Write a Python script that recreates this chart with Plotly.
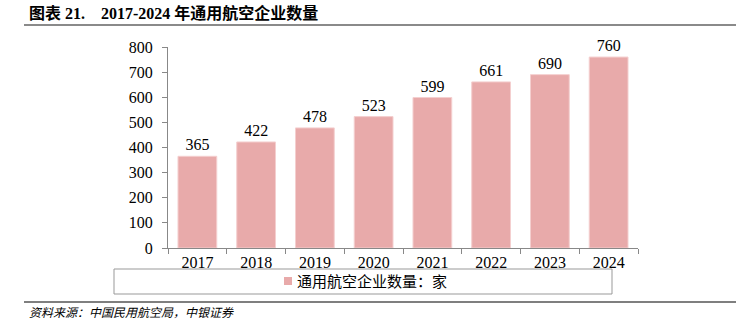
import plotly.graph_objects as go

years = ["2017", "2018", "2019", "2020", "2021", "2022", "2023", "2024"]
counts = [365, 422, 478, 523, 599, 661, 690, 760]
series_name = "通用航空企业数量：家"
title_label = "图表 21."
title_years = "2017-2024"
title_words = "年通用航空企业数量"
source_text = "资料来源：中国民用航空局，中银证券"
y_ticks = [0, 100, 200, 300, 400, 500, 600, 700, 800]

SERIF = "Liberation Serif, Times New Roman, Noto Sans CJK SC, serif"
CJK = "Liberation Serif, Noto Sans CJK SC, sans-serif"
BAR = "#E8AAAA"

title_html = ("<b>" + title_label + "&nbsp;&nbsp;&nbsp;&nbsp;"
              + title_years + " " + title_words + "</b>")

fig = go.Figure()
fig.add_trace(go.Bar(
    x=years, y=counts, name=series_name,
    marker=dict(color=BAR, line=dict(color="#F4CFCF", width=1)),
    text=[str(v) for v in counts], textposition="outside",
    textfont=dict(family=SERIF, size=16, color="#000"),
    cliponaxis=False, showlegend=False,
))

fig.update_layout(
    width=736, height=336,
    margin=dict(l=168, r=98, t=47, b=88),
    paper_bgcolor="white", plot_bgcolor="white",
    bargap=0.34,
    font=dict(family=SERIF, color="#000"),
    xaxis=dict(
        type="category", showline=True, linecolor="#888", linewidth=1,
        ticks="outside", tickson="boundaries", ticklen=5, tickcolor="#888",
        tickfont=dict(family=SERIF, size=16, color="#000"), showgrid=False,
    ),
    yaxis=dict(
        range=[0, 800], tickvals=y_ticks, showline=True, linecolor="#888", linewidth=1,
        ticks="outside", ticklen=5, tickcolor="#888", showgrid=False, zeroline=False,
        tickfont=dict(family=SERIF, size=16, color="#000"), ticklabelstandoff=6,
    ),
    shapes=[
        dict(type="line", xref="paper", yref="paper", x0=(24-168)/470, x1=(736-168)/470,
             y0=(336-88-25)/201, y1=(336-88-25)/201, line=dict(color="#8a8a8a", width=2)),
        dict(type="rect", xref="paper", yref="paper", x0=(114-168)/470, x1=(612-168)/470,
             y0=(248-294)/201, y1=(248-269)/201, line=dict(color="#999", width=1)),
        dict(type="rect", xref="paper", yref="paper", x0=(284-168)/470, x1=(292-168)/470,
             y0=(248-285)/201, y1=(248-277)/201, line=dict(width=0), fillcolor=BAR),
        dict(type="line", xref="paper", yref="paper", x0=(24-168)/470, x1=(736-168)/470,
             y0=(248-302)/201, y1=(248-302)/201, line=dict(color="#555", width=1.5)),
    ],
    annotations=[
        dict(text=title_html, xref="paper", yref="paper",
             x=(27-168)/470, y=(248-13)/201, xanchor="left", yanchor="middle",
             showarrow=False, font=dict(family=CJK, size=16, color="#000")),
        dict(text=series_name, xref="paper", yref="paper",
             x=(295-168)/470, y=(248-281.5)/201, xanchor="left", yanchor="middle",
             showarrow=False, font=dict(family=CJK, size=15, color="#000")),
        dict(text="<i>" + source_text + "</i>", xref="paper", yref="paper",
             x=(27-168)/470, y=(248-313)/201, xanchor="left", yanchor="middle",
             showarrow=False, font=dict(family=CJK, size=12, color="#000")),
    ],
)

fig.write_html("out.html")
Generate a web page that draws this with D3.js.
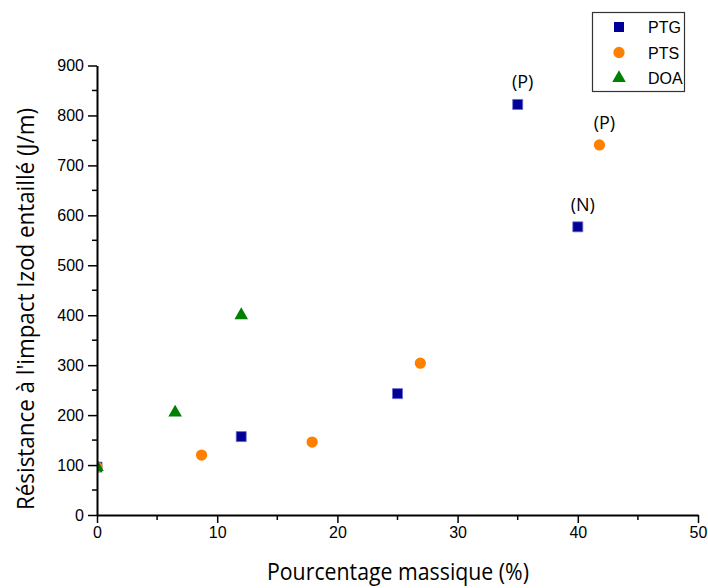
<!DOCTYPE html>
<html><head><meta charset="utf-8">
<script src="https://cdn.jsdelivr.net/npm/d3@7"></script>
<style>body{margin:0;background:#fff}svg{display:block}</style>
</head><body>
<script>
// Data
const ptgX = [0, 12, 25, 35, 40];
const ptgY = [96, 157, 243, 822, 577];
const ptsX = [0, 8.7, 17.9, 26.9, 41.8];
const ptsY = [96, 120, 146, 304, 741];
const doaX = [0, 6.5, 12];
const doaY = [96, 205, 400];
const annotations = [
  {x: 35, y: 822, text: "(P)"},
  {x: 41.8, y: 741, text: "(P)"},
  {x: 40, y: 577, text: "(N)"}
];
const xTicks = [0, 10, 20, 30, 40, 50];
const yTicks = [0, 100, 200, 300, 400, 500, 600, 700, 800, 900];
const seriesNames = ["PTG", "PTS", "DOA"];
const colors = {PTG: "#000096", PTS: "#ff8000", DOA: "#008000"};

const W = 708, H = 588;
const svg = d3.select("body").append("svg").attr("width", W).attr("height", H);
const x = d3.scaleLinear().domain([0, 50]).range([97, 698]);
const y = d3.scaleLinear().domain([0, 900]).range([515, 65.5]);

const tickFont = "'Liberation Sans', Arial, sans-serif";
const titleFont = "'Open Sans', 'Noto Sans', sans-serif";

svg.append("defs").append("clipPath").attr("id", "plotclip").append("rect")
  .attr("x", x(0)).attr("y", 0).attr("width", x(50) - x(0) + 10).attr("height", y(0));

// minor ticks
svg.append("g").selectAll("line").data(d3.range(5, 50, 10)).join("line")
  .attr("x1", d => x(d)).attr("x2", d => x(d)).attr("y1", y(0)).attr("y2", y(0) + 5)
  .attr("stroke", "#000").attr("stroke-width", 1.5);
svg.append("g").selectAll("line").data(d3.range(50, 900, 100)).join("line")
  .attr("y1", d => y(d)).attr("y2", d => y(d)).attr("x1", x(0)).attr("x2", x(0) - 5)
  .attr("stroke", "#000").attr("stroke-width", 1.5);

// markers (clipped to plot area like the original)
const sq = d3.symbol().type(d3.symbolSquare).size(100);
const ci = d3.symbol().type(d3.symbolCircle).size(100);
const tr = d3.symbol().type(d3.symbolTriangle).size(80);

const pts = ptsX.map((v, i) => ({x: v, y: ptsY[i]}));
const ptg = ptgX.map((v, i) => ({x: v, y: ptgY[i]}));
const doa = doaX.map((v, i) => ({x: v, y: doaY[i]}));

const mk = svg.append("g").attr("clip-path", "url(#plotclip)");
mk.append("g").selectAll("path").data(ptg).join("path")
  .attr("d", sq).attr("transform", d => `translate(${x(d.x)},${y(d.y)})`)
  .attr("fill", colors.PTG).attr("stroke", "#6a6ad0").attr("stroke-width", 0.8);
mk.append("g").selectAll("path").data(pts).join("path")
  .attr("d", ci).attr("transform", d => `translate(${x(d.x)},${y(d.y)})`)
  .attr("fill", colors.PTS);
mk.append("g").selectAll("path").data(doa).join("path")
  .attr("d", tr).attr("transform", d => `translate(${x(d.x)},${y(d.y)})`)
  .attr("fill", colors.DOA);

const xAxis = svg.append("g").attr("transform", `translate(0,${y(0)})`)
  .call(d3.axisBottom(x).tickValues(xTicks).tickSize(8).tickSizeOuter(0).tickPadding(4));
const yAxis = svg.append("g").attr("transform", `translate(${x(0)},0)`)
  .call(d3.axisLeft(y).tickValues(yTicks).tickSize(9).tickSizeOuter(0).tickPadding(4));
[xAxis, yAxis].forEach(a => {
  a.select(".domain").attr("stroke", "#000").attr("stroke-width", 2);
  a.selectAll(".tick line").attr("stroke", "#000").attr("stroke-width", 1.5);
  a.selectAll(".tick text").attr("font-family", tickFont).attr("font-size", 16).attr("fill", "#000");
});

// titles
svg.append("text").attr("x", 398).attr("y", 580).attr("text-anchor", "middle")
  .attr("font-family", titleFont).attr("font-size", 24).attr("fill", "#000")
  .attr("textLength", 262).attr("lengthAdjust", "spacingAndGlyphs")
  .text("Pourcentage massique (%)");
svg.append("text").attr("transform", "translate(34,309) rotate(-90)").attr("text-anchor", "middle")
  .attr("font-family", titleFont).attr("font-size", 24).attr("fill", "#000")
  .attr("textLength", 402).attr("lengthAdjust", "spacingAndGlyphs")
  .text("Résistance à l'impact Izod entaillé (J/m)");

// annotations
svg.append("g").selectAll("text").data(annotations).join("text")
  .attr("x", d => x(d.x) + 5).attr("y", d => y(d.y) - 16)
  .attr("text-anchor", "middle").attr("font-family", titleFont).attr("font-size", 18)
  .attr("fill", "#000").text(d => d.text);

// legend
const lg = svg.append("g");
lg.append("rect").attr("x", 592.5).attr("y", 12.5).attr("width", 92).attr("height", 79)
  .attr("fill", "#fff").attr("stroke", "#333").attr("stroke-width", 1.2);
const legendSym = {PTG: sq, PTS: ci, DOA: tr};
seriesNames.forEach((n, i) => {
  const cy = 27 + i * 25.5;
  lg.append("path").attr("d", legendSym[n]).attr("transform", `translate(619,${cy})`).attr("fill", colors[n]);
  lg.append("text").attr("x", 648).attr("y", cy + 6).attr("font-family", tickFont)
    .attr("font-size", 16).attr("fill", "#000").text(n);
});
</script>
</body></html>
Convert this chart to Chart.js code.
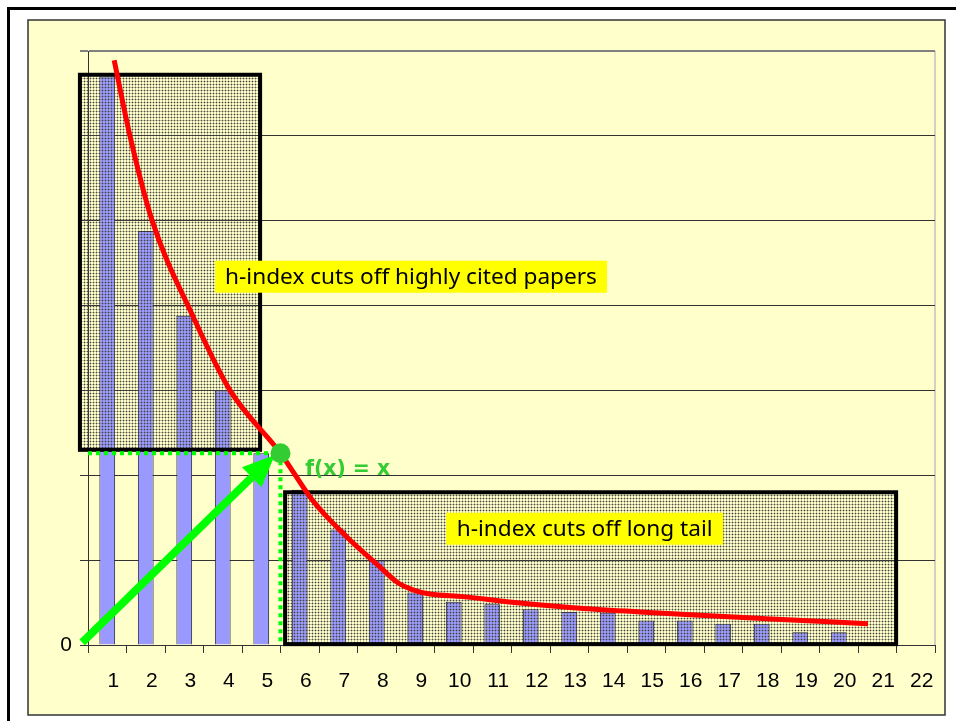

..............................

Your task is to repeat the opening line of the entries above and each line after it, ending with the line that has "import plotly.graph_objects as go". Do not include the pictures.

Write a Python script that recreates this chart with Plotly.
import plotly.graph_objects as go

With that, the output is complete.